Tusla spend over €400k on consultants without proper tender process

Tusla spend over €400k on consultants without proper tender process

The agency spent some €406,750 in 2021 on data protection consultants Pembroke Privacy for the processing of personal information requests. 

Child and family agency Tusla spent more than €400,000 hiring a consultancy firm, without a tender process, to deal with requests seeking access to personal information, including from survivors of mother and baby homes.

The agency spent some €406,750 in 2021 on data protection consultants Pembroke Privacy for the processing of personal information requests.

It is believed that the use of a private contractor would primarily be for the purposes of redaction of information in line with data protection law.

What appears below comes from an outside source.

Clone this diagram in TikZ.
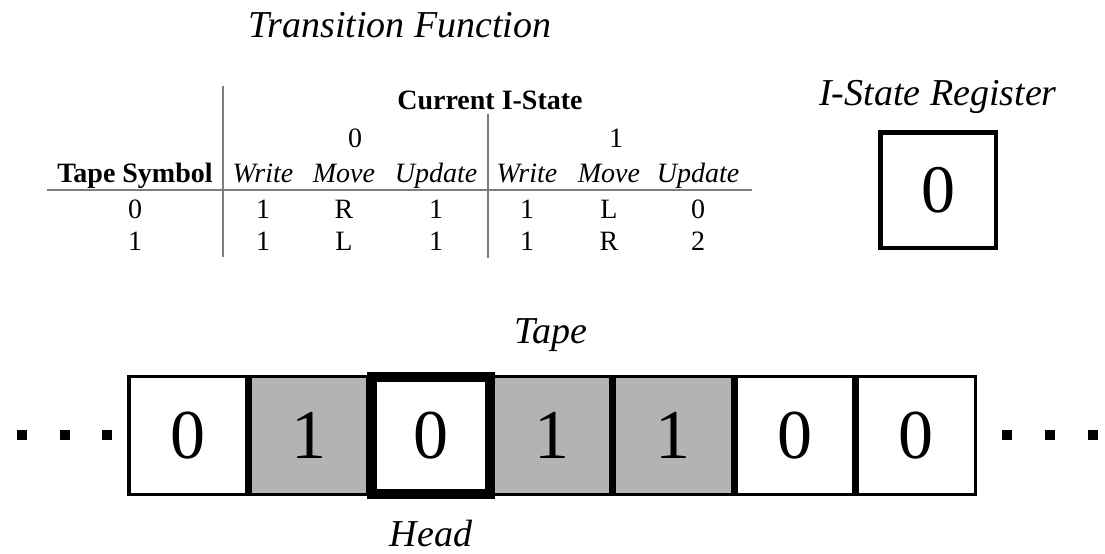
\documentclass[tikz,border=0pt]{standalone}
\usepackage{fontspec}
\setmainfont{Liberation Serif}
\definecolor{tapegray}{RGB}{179,179,179}
\definecolor{rulegray}{RGB}{125,125,125}
\tikzset{
  title/.style={font=\fontsize{19}{22}\selectfont\itshape, anchor=base, inner sep=0pt},
  tab/.style={font=\fontsize{14}{16}\selectfont, anchor=base, inner sep=0pt},
  tabbold/.style={tab, font=\fontsize{14}{16}\selectfont\bfseries},
  tabit/.style={tab, font=\fontsize{14}{16}\selectfont\itshape},
  tapecell/.style={draw, line width=1.75pt, minimum size=58.95pt, inner sep=0pt,
    font=\fontsize{35}{40}\selectfont},
  headcell/.style={tapecell, fill=white, line width=5pt, minimum width=59pt, minimum height=58.5pt},
  regbox/.style={tapecell, line width=2.25pt, minimum size=57.75pt, font=\fontsize{34}{40}\selectfont}
}
\begin{document}
\begin{tikzpicture}[x=0.5pt,y=-0.5pt]
  \useasboundingbox (0,0) rectangle (1105,553);

  % transition function
  \node[title] (tftitle) at (400,37) {Transition Function};
  \node[tabbold] (curr) at (490,109) {Current I-State};
  \node[tab] (st0) at (355,147) {0};
  \node[tab] (st1) at (616,147) {1};
  \node[tabbold] (tsym) at (135,182) {Tape Symbol};
  \foreach \x/\t [count=\i] in {263/Write,344/Move,436/Update,527/Write,609/Move,698/Update}
    \node[tabit] (col\i) at (\x,182) {\t};
  \node[tab] (sym0) at (135,218) {0};
  \node[tab] (sym1) at (135,250) {1};
  \foreach \x/\a/\b [count=\i] in {263/1/1,344/R/L,436/1/1,527/1/1,609/L/R,698/0/2} {
    \node[tab] (r0c\i) at (\x,218) {\a};
    \node[tab] (r1c\i) at (\x,250) {\b};
  }
  \draw[rulegray, line width=1pt] (47,190) -- (752,190);
  \draw[rulegray, line width=1pt] (223,86) -- (223,257);
  \draw[rulegray, line width=1pt] (488,114) -- (488,258);

  % register
  \node[title] (reglabel) at (938,105) {I-State Register};
  \node[regbox] (reg) at (938,190) {0};

  % tape
  \node[title] (tapelabel) at (551,343) {Tape};
  \foreach \i/\d/\f in {1/0/white,2/1/tapegray,4/1/tapegray,5/1/tapegray,6/0/white,7/0/white}
    \node[tapecell, fill=\f] (cell\i) at ({127+121.43*(\i-0.5)},435.5) {\d};
  \node[headcell] (cell3) at (431,435.5) {0};
  \node[title] (headlabel) at (431,546) {Head};
  \foreach \x in {22,65,107,1007,1050,1093}
    \fill (\x-5,430) rectangle (\x+5,440);
\end{tikzpicture}
\end{document}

Data subject access requests (SARs) are a key component of the General Data Protection Regulation (GDPR), which gives individuals the right to request a copy of any of their personal data which has been processed by a separate entity. Such requests by law must be responded to free of charge.

A document on Tusla’s noncompliant procurement of Pembroke Privacy, submitted to the Oireachtas Public Accounts Committee, describes the services provided as being for processing SARs “in accordance with statutory requirements for children's files on data breaches which built up during Covid, the cyber attack, and as a consequence of the Mother and Baby Home Report”.

Ireland’s public procurement laws require that all contracts valued at greater than €25,000 must be subject to a full e-tenders process.

Tusla did not directly respond to a request for comment as to how many SARs were processed under the Pembroke contract in 2021, nor as to why the tender for the same contract was awarded without a full tender competition.

A spokesperson for the agency however said that the summary explanation “may have given rise to the perception that the work was about data breaches, when in fact it was about processing applications for records which had been delayed and built up and that itself would have been a breach of legislation pertaining to freedom of information and SARs”.

They added that Pembroke privacy are “established experts” and that the expenditure had occurred “in the context of the Covid-19 period, the cyber-attack on HSE systems, and the Mother and Baby Homes Report”.

Tusla is satisfied that this was a necessary expenditure at the time and in the context.

The issue of personal data and the right of access to same became a hot topic issue in the aftermath of the publication of the Mother and Baby Home Commission report in January 2021.

Privacy solicitor Simon McGarr said that “we know from previously released documents that Tusla has advocated for very broad redactions of people’s personal data in response to SARs from mother and baby home survivors”.

“These records reveal the financial cost of their singular interpretation of GDPR, on top of the human cost of withholding information about people’s lives from them,” Mr McGarr added.